Price told Retail Week: “In the TNS figures we are already bigger by volume but by adding 12 per cent extra space this year, we will take over in sales terms.”
Waitrose, which revealed sales in the week to February 7 grew 3.6 per cent, has secured four former Woolworths stores and is poised to grow organically. Alongside full-sized supermarkets, it wants to add further market town formats and convenience stores.
Pali International analyst Nick Bubb said Waitrose is poised to outdo M&S’s£4bn food business. He said: “Waitrose has a broad customer base and for that reason it is in a better position than M&S. Shoppers don’t really think of M&S as somewhere to go for a full shop; it is still seen as a treat and therefore discretionary.”
Price added that Waitrose will continue to invest in pricing
and promotions. “Anything on promotion is flying off the shelves at the moment,” he said. The retailer has 700 special offers at the moment, versus 400 at the same time last year.
He added that Waitrose has “never been more competitive with Sainsbury’s”. “We are on average just 3 per cent more expensive on 12,000 lines at the moment,” he said.

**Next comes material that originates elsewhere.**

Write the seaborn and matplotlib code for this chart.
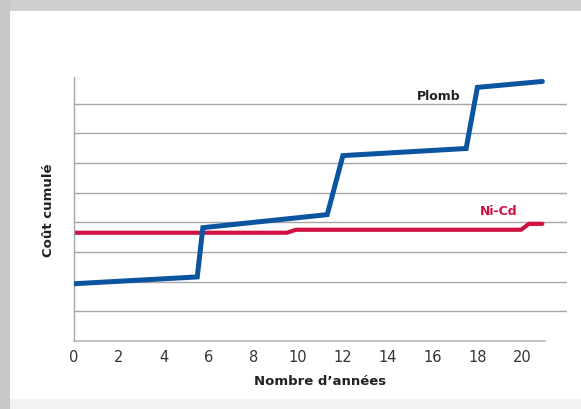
import pandas as pd
import numpy as np
import matplotlib.pyplot as plt
import seaborn as sns
from matplotlib.patches import Rectangle

# Données
annees_plomb = [0, 5.5, 5.75, 11.3, 12.0, 17.5, 18.0, 20.9]
cout_plomb = [1.93, 2.16, 3.82, 4.26, 6.25, 6.49, 8.55, 8.75]

annees_nicd = [0, 9.5, 9.9, 19.95, 20.3, 20.9]
cout_nicd = [3.65, 3.65, 3.75, 3.75, 3.95, 3.95]

x_ticks = [0, 2, 4, 6, 8, 10, 12, 14, 16, 18, 20]

df_plomb = pd.DataFrame({'annee': annees_plomb, 'cout': cout_plomb})
df_nicd = pd.DataFrame({'annee': annees_nicd, 'cout': cout_nicd})

sns.set_style('white')
plt.rcParams['font.family'] = ['DejaVu Sans']

fig = plt.figure(figsize=(5.81, 4.10), dpi=100)
fig.patch.set_facecolor('white')

# cadre gris du document scanné
fig.patches.append(Rectangle((0, 1 - 12 / 410), 1, 12 / 410, transform=fig.transFigure,
                             facecolor='#cfcfcf', edgecolor='none', zorder=0))
fig.patches.append(Rectangle((0, 0), 10 / 581, 1, transform=fig.transFigure,
                             facecolor='#c8c8c8', edgecolor='none', zorder=0))
fig.patches.append(Rectangle((10 / 581, 0), 1, 10 / 410, transform=fig.transFigure,
                             facecolor='#f3f3f3', edgecolor='none', zorder=0))

ax = fig.add_axes([74 / 581, 68 / 410, (567 - 74) / 581, (342 - 78) / 410])
ax.set_facecolor('none')

for y in range(1, 9):
    ax.axhline(y, color='#a6a6a6', lw=1.0, zorder=1)

sns.lineplot(data=df_plomb, x='annee', y='cout', color='#0b54a0', lw=3.6, ax=ax,
             zorder=3, solid_joinstyle='miter')
sns.lineplot(data=df_nicd, x='annee', y='cout', color='#cf1141', lw=3.0, ax=ax,
             zorder=2, solid_joinstyle='miter')

ax.text(17.25, 8.28, 'Plomb', fontsize=9, fontweight='bold', color='#222222', ha='right', va='center')
ax.text(19.8, 4.39, 'Ni-Cd', fontsize=9, fontweight='bold', color='#cf1141', ha='right', va='center')

ax.set_xlim(0, 22)
ax.set_ylim(0, 8.9)
ax.set_xticks(x_ticks)
ax.set_xticklabels([str(t) for t in x_ticks], fontsize=10.5, color='#333333')
ax.set_yticks([])
ax.tick_params(axis='x', length=0, pad=6)

for s in ['top', 'right']:
    ax.spines[s].set_visible(False)
ax.spines['left'].set_color('#a6a6a6')
ax.spines['bottom'].set_color('#b5b5b5')
ax.spines['left'].set_linewidth(1.0)
ax.spines['bottom'].set_linewidth(1.2)
ax.spines['bottom'].set_bounds(0, 21)

ax.set_xlabel("Nombre d’années", fontsize=9.5, fontweight='bold', color='#222222', labelpad=7)
ax.set_ylabel('Coût cumulé', fontsize=9.5, fontweight='bold', color='#222222', labelpad=14)

fig.savefig('out.png', dpi=100)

Price said the grocer is offering shoppers options so they don’t need to trade out of Waitrose. “Those retailers who are price-led will obviously have an advantage in this climate, and those, like Waitrose, who are quality-led just need to be better than ever,” he said.
Bubb added: “Waitrose needs a long-term investment on price as it is deemed expensive.
It’s not easy to promote value when you’re a premium brand and that is something Waitrose needs to work hard at, but it seems to be doing that.”